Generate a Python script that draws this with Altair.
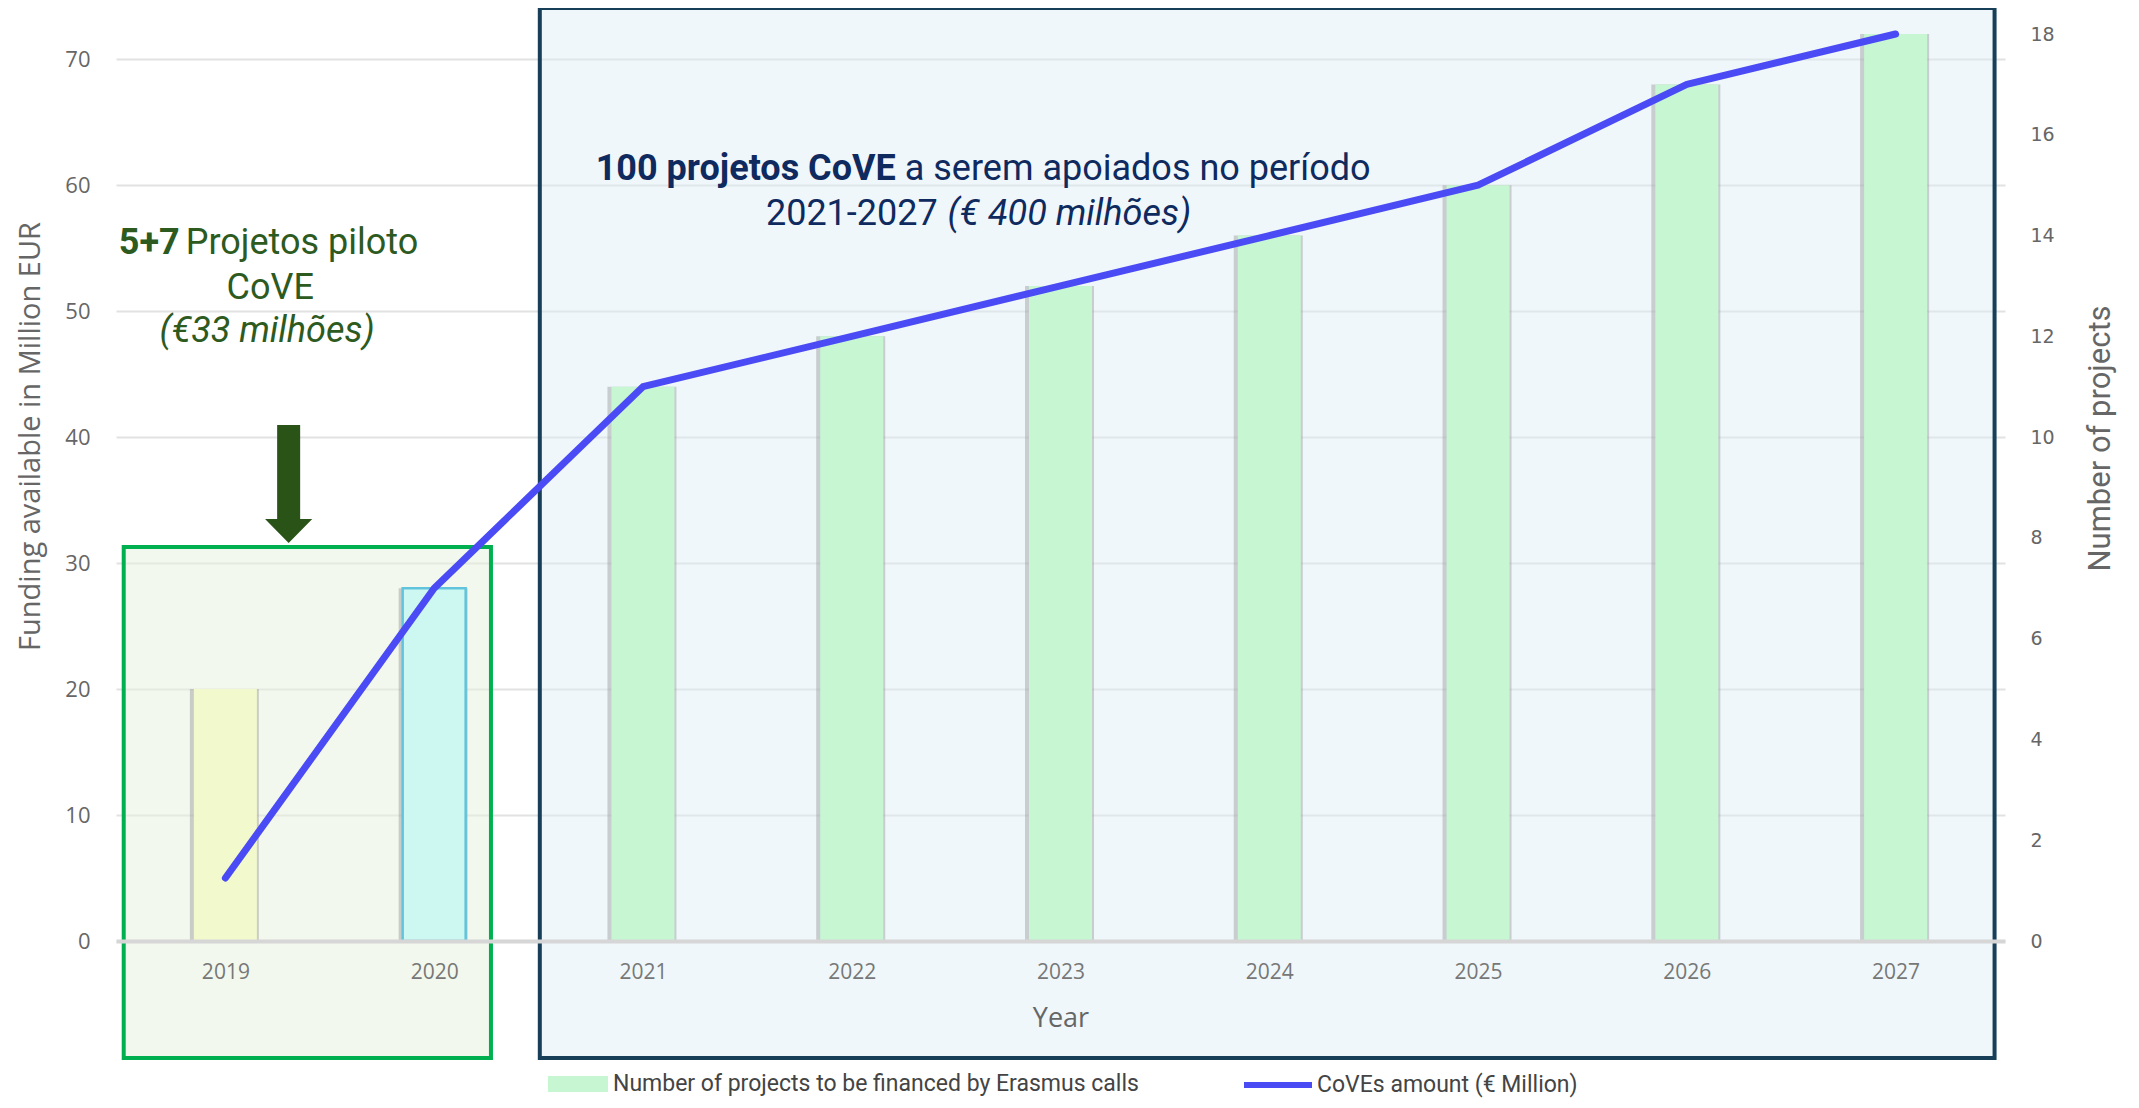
import altair as alt
import pandas as pd

# ---- data ----
years = [2019, 2020, 2021, 2022, 2023, 2024, 2025, 2026, 2027]
projects = [5, 7, 11, 12, 13, 14, 15, 17, 18]          # right axis (Number of projects)
funding = [5, 28, 44, 48, 52, 56, 60, 68, 72]          # left axis (Million EUR)
bar_series = "Number of projects to be financed by Erasmus calls"
line_series = "CoVEs amount (€ Million)"

left_ticks = [0, 10, 20, 30, 40, 50, 60, 70]
right_ticks = [0, 2, 4, 6, 8, 10, 12, 14, 16, 18]

df = pd.DataFrame({
    "year": years,
    "projects": projects,
    "funding": funding,
    "bars": [bar_series] * len(years),
    "line": [line_series] * len(years),
})

W, H = 1889, 907
x_scale = alt.Scale(domain=[2018.5, 2027.5], nice=False, zero=False)
yl_scale = alt.Scale(domain=[0, 72], nice=False)
yr_scale = alt.Scale(domain=[0, 18], nice=False)

x_axis = alt.Axis(values=years, format="d", title="Year", grid=False, ticks=False,
                  domainColor="#d6d6d6", domainWidth=4, labelPadding=20,
                  labelFontSize=21, labelColor="#777777", labelFont="Open Sans",
                  titleFont="Open Sans", titleFontSize=27, titleColor="#666666",
                  titleFontWeight="normal", titleY=77, titleBaseline="middle", zindex=1)
X = alt.X("year:Q", scale=x_scale, axis=x_axis)

# ---- layer A: highlight boxes (left-scale copy, no axis) ----
def box(x0, x1, y0, y1, fill, stroke, op):
    return alt.Chart(df).mark_rect(fill=fill, fillOpacity=op, stroke=stroke,
                                   strokeWidth=4).encode(
        x=alt.datum(x0, scale=x_scale, axis=x_axis, type="quantitative"),
        x2=alt.datum(x1),
        y=alt.datum(y0, scale=yl_scale, axis=None, type="quantitative"),
        y2=alt.datum(y1),
    ).transform_filter("datum.year == 2019")

layer_a = alt.layer(
    box(2018.513, 2020.272, -9.29, 31.28, "#e6f1dc", "#00b050", 0.5),
    box(2020.506, 2027.474, -9.29, 74.06, "#dcedf6", "#173f58", 0.45),
)

# ---- layer B: bars (right axis) ----
right_axis = alt.Axis(orient="right", values=right_ticks, grid=False, domain=False,
                      ticks=False, labelPadding=25, labelFontSize=19,
                      labelFont="DejaVu Sans", labelColor="#666666",
                      title="Number of projects", titleFont="Roboto", titleFontSize=31,
                      titleColor="#666666", titleFontWeight="normal", titleAngle=270,
                      titleX=95, titleY=404, titleAlign="center", titleBaseline="middle")

shadow = alt.Chart(df).mark_bar(size=69, color="#9a9a9a", opacity=0.45, xOffset=-1).encode(
    x=X,
    y=alt.Y("projects:Q", scale=yr_scale, axis=right_axis),
)
bars = alt.Chart(df).mark_bar(size=63, stroke="#62c3dc").encode(
    x=X,
    y=alt.Y("projects:Q", scale=yr_scale, axis=right_axis),
    color=alt.Color(
        "bars:N",
        scale=alt.Scale(domain=[bar_series], range=["#c6f6d2"]),
        legend=alt.Legend(orient="none", legendX=432, legendY=1020, title=None,
                          symbolType="M-1,-0.27H1V0.27H-1Z", symbolSize=3600,
                          symbolStrokeWidth=0, symbolOpacity=1, labelOffset=5,
                          labelFont="Roboto", labelFontSize=23, labelColor="#444444",
                          labelLimit=1000),
        condition=[{"test": "datum.year == 2019", "value": "#f2f9cc"},
                   {"test": "datum.year == 2020", "value": "#cdf8f1"}],
    ),
    strokeWidth=alt.condition("datum.year == 2020", alt.value(2.5), alt.value(0)),
)
layer_b = alt.layer(shadow, bars)

# ---- layer C: funding line, annotations (left axis) ----
left_axis = alt.Axis(orient="left", values=left_ticks, grid=True, gridColor="#e2e2e2",
                     gridWidth=2, domain=False, ticks=False, labelPadding=26,
                     labelFontSize=22, labelFont="Open Sans", labelColor="#666666",
                     title="Funding available in Million EUR", titleFont="Open Sans",
                     titleFontSize=29, titleColor="#666666", titleFontWeight="normal",
                     titleAngle=270, titleX=-86, titleY=402, titleAlign="center",
                     titleBaseline="middle")

line = alt.Chart(df).mark_line(strokeWidth=7, strokeCap="round", strokeJoin="round").encode(
    x=X,
    y=alt.Y("funding:Q", scale=yl_scale, axis=left_axis),
    stroke=alt.Stroke(
        "line:N",
        scale=alt.Scale(domain=[line_series], range=["#4b4bf5"]),
        legend=alt.Legend(orient="none", legendX=1125, legendY=1014, title=None,
                          symbolType="stroke", symbolSize=4624, symbolStrokeWidth=6,
                          labelOffset=2, labelFont="Roboto", labelFontSize=23,
                          labelColor="#444444", labelLimit=1000),
    ),
)

GREEN = "#2d5a1e"
NAVY = "#0f2a5e"

def label(text, xv, yv, color, align="center", weight="normal", style="normal"):
    return alt.Chart(df).mark_text(
        text=text, align=align, baseline="middle", font="Roboto", fontSize=36,
        fontWeight=weight, fontStyle=style, color=color,
    ).encode(
        x=alt.datum(xv), y=alt.datum(yv)
    ).transform_filter("datum.year == 2019")

arrow = alt.Chart(df).mark_point(
    shape="M-0.195,-1H0.195V0.593H0.4L0,1L-0.4,0.593H-0.195Z",
    size=13924, filled=True, color="#2a5318", opacity=1,
).encode(x=alt.datum(2019.303), y=alt.datum(36.28)).transform_filter("datum.year == 2019")

layer_c = alt.layer(
    line,
    label("5+7", 2018.781, 55.41, GREEN, align="right", weight="bold"),
    label("Projetos piloto", 2018.810, 55.41, GREEN, align="left"),
    label("CoVE", 2019.215, 51.84, GREEN),
    label("(€33 milhões)", 2019.200, 48.42, GREEN, style="italic"),
    label("100 projetos CoVE", 2022.211, 61.28, NAVY, align="right", weight="bold"),
    label("a serem apoiados no período", 2022.254, 61.28, NAVY, align="left"),
    label("2021-2027", 2022.412, 57.71, NAVY, align="right"),
    label("(€ 400 milhões)", 2022.459, 57.71, NAVY, align="left", style="italic"),
    arrow,
)

chart = alt.layer(layer_a, layer_b, layer_c).resolve_scale(
    y="independent", color="independent", stroke="independent"
).properties(
    width=W, height=H,
    autosize=alt.AutoSizeParams(type="none"),
    padding={"left": 108, "top": 26, "right": 120, "bottom": 159},
).configure_view(stroke=None)

chart.save("out.html", embed_options={"renderer": "svg", "actions": False})
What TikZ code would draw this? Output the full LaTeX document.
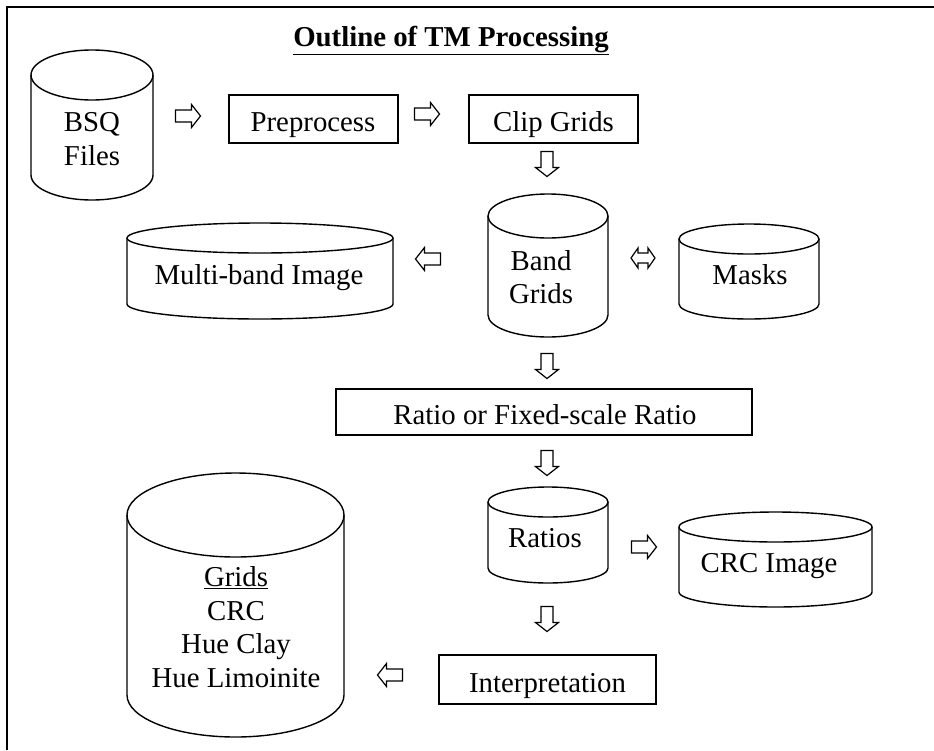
\documentclass[tikz,border=0pt]{standalone}
\usepackage{fontspec}
\setmainfont{Liberation Serif}
\usetikzlibrary{calc}
\newcommand{\dbcyl}[6]{% name x1 x2 top bot ry
  \pgfmathsetmacro\cxa{(#2+#3)/2}%
  \pgfmathsetmacro\rxa{(#3-#2)/2}%
  \pgfmathsetmacro\yta{#4+#6}%
  \pgfmathsetmacro\yba{#5-#6}%
  \pgfmathsetmacro\kxa{0.5523*\rxa}%
  \pgfmathsetmacro\kya{0.5523*#6}%
  \coordinate (#1) at (\cxa,{(#4+#5)/2});
  \draw[shapeline] (\cxa,\yta) ellipse [x radius=\rxa pt, y radius=#6 pt];
  \draw[shapeline] (#2,\yta) -- (#2,\yba)
     .. controls (#2,{\yba+\kya}) and ({\cxa-\kxa},#5) .. (\cxa,#5)
     .. controls ({\cxa+\kxa},#5) and (#3,{\yba+\kya}) .. (#3,\yba) -- (#3,\yta);
}
\tikzset{
  shapeline/.style={line width=1.4pt},
  arrowline/.style={line width=1.2pt, line join=miter},
  txt/.style={font=\fontsize{28.8}{33.6}\selectfont, align=center, inner sep=0pt},
  procbox/.style={draw, line width=1.4pt, inner sep=0pt},
  hollowarrow/.pic={\draw[arrowline] (-12.5,-6) -- (3.5,-6) -- (3.5,-11.5) -- (12.5,0) -- (3.5,11.5) -- (3.5,6) -- (-12.5,6) -- cycle;},
  hollowdouble/.pic={\draw[arrowline] (-12,0) -- (-5,-10) -- (-5,-5) -- (5,-5) -- (5,-10) -- (12,0) -- (5,10) -- (5,5) -- (-5,5) -- (-5,10) -- cycle;}
}
\begin{document}
\begin{tikzpicture}[x=1pt,y=-1pt]
\useasboundingbox (0,0) rectangle (934,750);
% frame
\draw[line width=2.2pt] (7,750) -- (7,7) -- (934,7);
% title
\node[txt, font=\fontsize{28.8}{33.6}\selectfont\bfseries, anchor=base] (title) at (451,46) {\underline{Outline of TM Processing}};
% cylinders
\dbcyl{bsq}{31}{153}{50}{200}{25}
\node[txt] (bsqt) at (92,139) {BSQ\\Files};
\dbcyl{band}{488}{608}{194}{337}{22}
\node[txt] (bandt) at (541,277) {Band\\Grids};
\dbcyl{masks}{679}{819}{224}{319}{15}
\node[txt] (maskst) at (750,275) {Masks};
\dbcyl{multi}{127}{393}{223}{319}{15}
\node[txt] (multit) at (259,278) {Multi-band Image};
\dbcyl{ratios}{488}{608}{487}{583}{15}
\node[txt] (ratiost) at (545,538) {Ratios};
\dbcyl{crc}{679}{872}{512}{607}{15}
\node[txt] (crct) at (769,566) {CRC Image};
\dbcyl{grids}{127}{344}{473}{737}{42}
\node[txt] (gridst) at (236,627) {\underline{Grids}\\CRC\\Hue Clay\\Hue Limoinite};
% boxes
\node[procbox, minimum width=169pt, minimum height=48pt] (pre) at (313.5,119) {};
\node[txt] (pret) at (313,125.5) {Preprocess};
\node[procbox, minimum width=169pt, minimum height=48pt] (clip) at (553.5,119) {};
\node[txt] (clipt) at (553.5,125) {Clip Grids};
\node[procbox, minimum width=416pt, minimum height=46pt] (ratio) at (544,412) {};
\node[txt] (ratiot) at (545,415) {Ratio or Fixed-scale Ratio};
\node[procbox, minimum width=217pt, minimum height=49pt] (interp) at (547.5,679.5) {};
\node[txt] (interpt) at (547.5,686) {Interpretation};
% arrows
\pic at (188,116) {hollowarrow};
\pic at (427,114) {hollowarrow};
\pic[rotate=-90] at (547,164) {hollowarrow};
\pic[rotate=180] at (428,259) {hollowarrow};
\pic at (643,258) {hollowdouble};
\pic[rotate=-90] at (547,366) {hollowarrow};
\pic[rotate=-90] at (547,463) {hollowarrow};
\pic at (644,547) {hollowarrow};
\pic[rotate=-90] at (547,619) {hollowarrow};
\pic[rotate=180] at (390,675) {hollowarrow};
\end{tikzpicture}
\end{document}
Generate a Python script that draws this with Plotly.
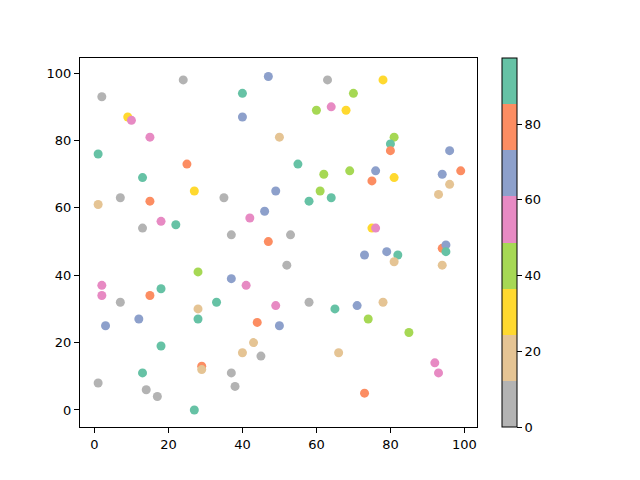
import plotly.graph_objects as go

# scatter points
x = [2, 24, 9, 10, 15, 1, 25, 13, 27, 1, 7, 15, 13, 18, 22, 35, 37, 40, 40, 47,
     50, 49, 46, 42, 53, 47, 63, 78, 70, 60, 64, 68, 55, 58, 62, 61, 64, 69, 81, 80,
     80, 76, 75, 81, 96, 94, 99, 96, 93, 75, 76, 2, 2, 7, 3, 15, 18, 12, 28, 28,
     28, 33, 37, 41, 18, 13, 29, 29, 14, 17, 1, 27, 37, 38, 40, 43, 44, 45, 49, 50,
     52, 58, 65, 71, 74, 73, 79, 82, 81, 78, 66, 73, 85, 92, 93, 94, 95, 95, 94]
y = [93, 98, 87, 86, 81, 76, 73, 69, 65, 61, 63, 62, 54, 56, 55, 63, 52, 94, 87, 99,
     81, 65, 59, 57, 52, 50, 98, 98, 94, 89, 90, 89, 73, 62, 70, 65, 63, 71, 81, 79,
     77, 71, 68, 69, 77, 70, 71, 67, 64, 54, 54, 37, 34, 32, 25, 34, 36, 27, 41, 30,
     27, 32, 39, 37, 19, 11, 13, 12, 6, 4, 8, 0, 11, 7, 17, 20, 26, 16, 31, 25,
     43, 32, 30, 31, 27, 46, 47, 46, 44, 32, 17, 5, 23, 14, 11, 48, 49, 47, 43]
# colour value of each point (middle of the colour band it falls in)
c = [6, 6, 30, 55, 55, 91, 79, 91, 30, 18, 6, 79, 6, 55, 91, 6, 6, 91, 67, 67,
     18, 67, 67, 55, 6, 79, 6, 30, 42, 42, 55, 30, 91, 91, 42, 42, 91, 42, 42, 91,
     79, 67, 79, 30, 67, 67, 79, 18, 18, 30, 55, 55, 55, 6, 67, 79, 91, 67, 42, 18,
     91, 91, 67, 55, 91, 91, 79, 18, 6, 6, 6, 91, 6, 6, 18, 18, 79, 6, 55, 67,
     6, 6, 91, 67, 42, 67, 67, 91, 18, 18, 18, 79, 42, 55, 55, 79, 67, 91, 18]

c_min, c_max = 0, 97.5
band_colors = ["#b3b3b3", "#e5c494", "#ffd92f", "#a6d854",
               "#e78ac3", "#8da0cb", "#fc8d62", "#66c2a5"]

# stepped colour scale like Set2_r
scale = []
n = len(band_colors)
for i, col in enumerate(band_colors):
    scale.append([i / n, col])
    scale.append([(i + 1) / n, col])

fig = go.Figure()
fig.add_trace(go.Scatter(
    x=x, y=y, mode="markers",
    marker=dict(
        size=9, color=c, colorscale=scale, cmin=c_min, cmax=c_max,
        line=dict(width=0),
        colorbar=dict(
            x=1.063, xanchor="left", y=0.5, len=1, lenmode="fraction",
            thickness=15, outlinecolor="black", outlinewidth=1,
            tickvals=[0, 20, 40, 60, 80], ticks="outside", ticklen=5,
            tickwidth=1, tickcolor="black", xpad=0, ypad=0,
            tickfont=dict(size=13, color="black"),
        ),
    ),
    showlegend=False,
))

axis_style = dict(
    showgrid=False, zeroline=False, showline=True, linecolor="black",
    linewidth=1, mirror=True, ticks="outside", ticklen=5, tickwidth=1,
    tickcolor="black", tickvals=[0, 20, 40, 60, 80, 100],
    tickfont=dict(size=13, color="black"),
)

# page body adds an 8px offset, so margins are shifted to compensate
fig.update_layout(
    width=640, height=480,
    margin=dict(l=72, r=171, t=50, b=61),
    paper_bgcolor="white", plot_bgcolor="white",
    font=dict(family="DejaVu Sans", color="black"),
    xaxis=dict(range=[-3.9, 103.4], **axis_style),
    yaxis=dict(range=[-5.05, 104.5], **axis_style),
)

fig.write_html("out.html")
□ □ □
## Written task
From the first line of the listing above, repeat every line through the one holding "import pandas as pd". Both ends count, and pictures stay out.

## Task solution
Generate a Python script that draws this with Altair.
import altair as alt
import pandas as pd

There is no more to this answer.